DATA ROWS:
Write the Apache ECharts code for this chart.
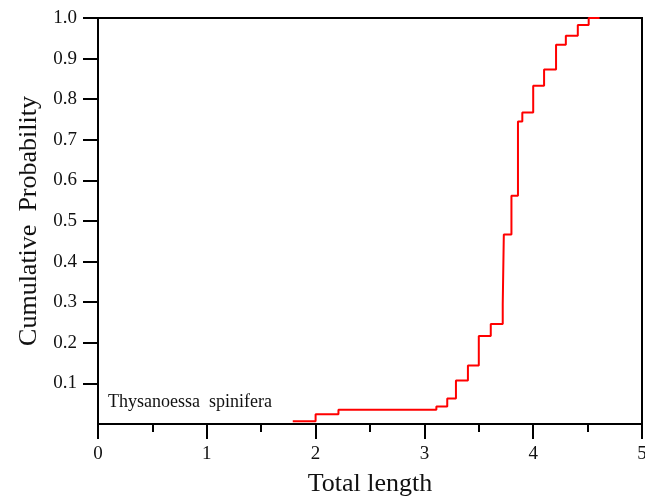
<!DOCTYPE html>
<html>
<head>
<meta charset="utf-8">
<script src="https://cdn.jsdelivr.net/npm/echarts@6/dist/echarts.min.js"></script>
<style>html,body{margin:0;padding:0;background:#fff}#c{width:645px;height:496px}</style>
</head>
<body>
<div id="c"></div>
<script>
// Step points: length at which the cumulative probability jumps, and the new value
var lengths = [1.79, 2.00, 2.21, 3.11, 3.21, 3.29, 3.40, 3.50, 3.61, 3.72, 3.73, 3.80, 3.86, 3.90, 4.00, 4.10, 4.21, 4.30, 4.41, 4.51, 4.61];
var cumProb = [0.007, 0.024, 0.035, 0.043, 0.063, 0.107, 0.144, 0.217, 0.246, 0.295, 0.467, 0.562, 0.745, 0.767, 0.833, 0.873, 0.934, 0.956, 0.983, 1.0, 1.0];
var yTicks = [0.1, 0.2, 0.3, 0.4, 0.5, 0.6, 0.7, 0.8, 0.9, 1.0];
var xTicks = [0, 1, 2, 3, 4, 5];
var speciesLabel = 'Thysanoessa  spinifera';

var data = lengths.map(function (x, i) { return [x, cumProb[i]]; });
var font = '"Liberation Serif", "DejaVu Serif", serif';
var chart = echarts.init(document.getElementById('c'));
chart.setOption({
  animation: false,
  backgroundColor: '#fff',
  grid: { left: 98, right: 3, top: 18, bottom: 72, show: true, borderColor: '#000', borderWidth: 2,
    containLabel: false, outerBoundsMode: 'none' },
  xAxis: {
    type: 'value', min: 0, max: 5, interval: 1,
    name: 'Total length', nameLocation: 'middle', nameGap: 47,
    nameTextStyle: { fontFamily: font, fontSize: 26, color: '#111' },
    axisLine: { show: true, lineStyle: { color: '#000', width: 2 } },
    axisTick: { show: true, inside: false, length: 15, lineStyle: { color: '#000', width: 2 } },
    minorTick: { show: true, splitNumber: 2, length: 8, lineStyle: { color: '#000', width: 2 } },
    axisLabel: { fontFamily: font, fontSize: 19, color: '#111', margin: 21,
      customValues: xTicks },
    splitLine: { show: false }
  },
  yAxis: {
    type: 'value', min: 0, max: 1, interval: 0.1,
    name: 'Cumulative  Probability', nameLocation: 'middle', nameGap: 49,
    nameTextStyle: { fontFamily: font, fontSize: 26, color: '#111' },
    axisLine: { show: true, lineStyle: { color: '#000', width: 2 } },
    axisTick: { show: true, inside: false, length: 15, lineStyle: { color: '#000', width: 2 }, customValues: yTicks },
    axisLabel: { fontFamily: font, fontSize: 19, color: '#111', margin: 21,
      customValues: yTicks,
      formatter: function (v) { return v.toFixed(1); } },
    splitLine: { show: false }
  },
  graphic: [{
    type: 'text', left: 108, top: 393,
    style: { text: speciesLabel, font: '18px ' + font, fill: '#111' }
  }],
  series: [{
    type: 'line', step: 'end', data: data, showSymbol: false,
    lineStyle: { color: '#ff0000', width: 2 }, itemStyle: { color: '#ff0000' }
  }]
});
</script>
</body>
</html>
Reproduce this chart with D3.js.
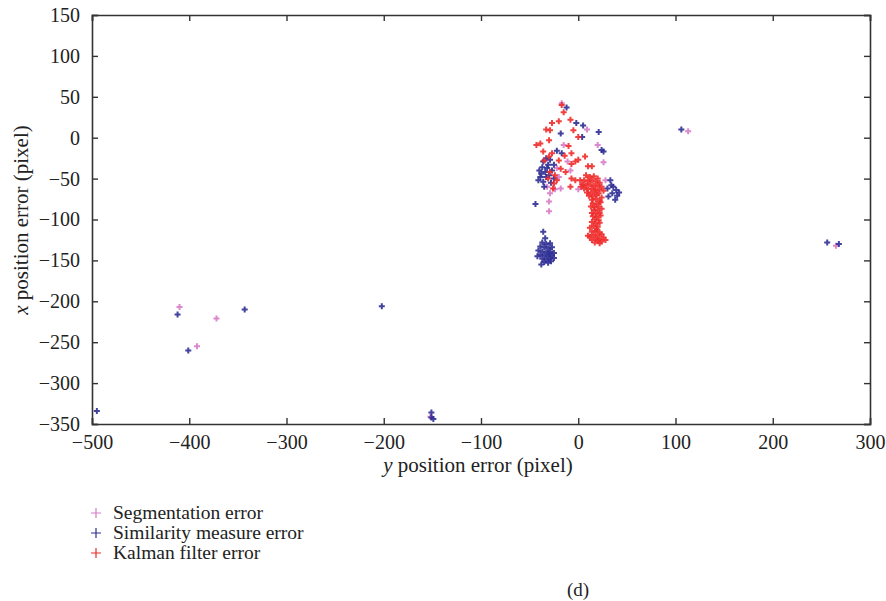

EXERCISE REQUIREMENTS:
Set down the lines of the records above exactly, apart from the pictures.

CORRECT RESULT:
Write the Apache ECharts code for this chart.
<!DOCTYPE html>
<html>
<head>
<meta charset="utf-8">
<script src="https://cdn.jsdelivr.net/npm/echarts@6/dist/echarts.min.js"></script>
<style>html,body{margin:0;padding:0;background:#fff}#c{width:645px;height:496px}</style>
</head>
<body>
<div id="c"></div>
<script>
// Step points: length at which the cumulative probability jumps, and the new value
var lengths = [1.79, 2.00, 2.21, 3.11, 3.21, 3.29, 3.40, 3.50, 3.61, 3.72, 3.73, 3.80, 3.86, 3.90, 4.00, 4.10, 4.21, 4.30, 4.41, 4.51, 4.61];
var cumProb = [0.007, 0.024, 0.035, 0.043, 0.063, 0.107, 0.144, 0.217, 0.246, 0.295, 0.467, 0.562, 0.745, 0.767, 0.833, 0.873, 0.934, 0.956, 0.983, 1.0, 1.0];
var yTicks = [0.1, 0.2, 0.3, 0.4, 0.5, 0.6, 0.7, 0.8, 0.9, 1.0];
var xTicks = [0, 1, 2, 3, 4, 5];
var speciesLabel = 'Thysanoessa  spinifera';

var data = lengths.map(function (x, i) { return [x, cumProb[i]]; });
var font = '"Liberation Serif", "DejaVu Serif", serif';
var chart = echarts.init(document.getElementById('c'));
chart.setOption({
  animation: false,
  backgroundColor: '#fff',
  grid: { left: 98, right: 3, top: 18, bottom: 72, show: true, borderColor: '#000', borderWidth: 2,
    containLabel: false, outerBoundsMode: 'none' },
  xAxis: {
    type: 'value', min: 0, max: 5, interval: 1,
    name: 'Total length', nameLocation: 'middle', nameGap: 47,
    nameTextStyle: { fontFamily: font, fontSize: 26, color: '#111' },
    axisLine: { show: true, lineStyle: { color: '#000', width: 2 } },
    axisTick: { show: true, inside: false, length: 15, lineStyle: { color: '#000', width: 2 } },
    minorTick: { show: true, splitNumber: 2, length: 8, lineStyle: { color: '#000', width: 2 } },
    axisLabel: { fontFamily: font, fontSize: 19, color: '#111', margin: 21,
      customValues: xTicks },
    splitLine: { show: false }
  },
  yAxis: {
    type: 'value', min: 0, max: 1, interval: 0.1,
    name: 'Cumulative  Probability', nameLocation: 'middle', nameGap: 49,
    nameTextStyle: { fontFamily: font, fontSize: 26, color: '#111' },
    axisLine: { show: true, lineStyle: { color: '#000', width: 2 } },
    axisTick: { show: true, inside: false, length: 15, lineStyle: { color: '#000', width: 2 }, customValues: yTicks },
    axisLabel: { fontFamily: font, fontSize: 19, color: '#111', margin: 21,
      customValues: yTicks,
      formatter: function (v) { return v.toFixed(1); } },
    splitLine: { show: false }
  },
  graphic: [{
    type: 'text', left: 108, top: 393,
    style: { text: speciesLabel, font: '18px ' + font, fill: '#111' }
  }],
  series: [{
    type: 'line', step: 'end', data: data, showSymbol: false,
    lineStyle: { color: '#ff0000', width: 2 }, itemStyle: { color: '#ff0000' }
  }]
});
</script>
</body>
</html>
Reproduce this chart with D3.js.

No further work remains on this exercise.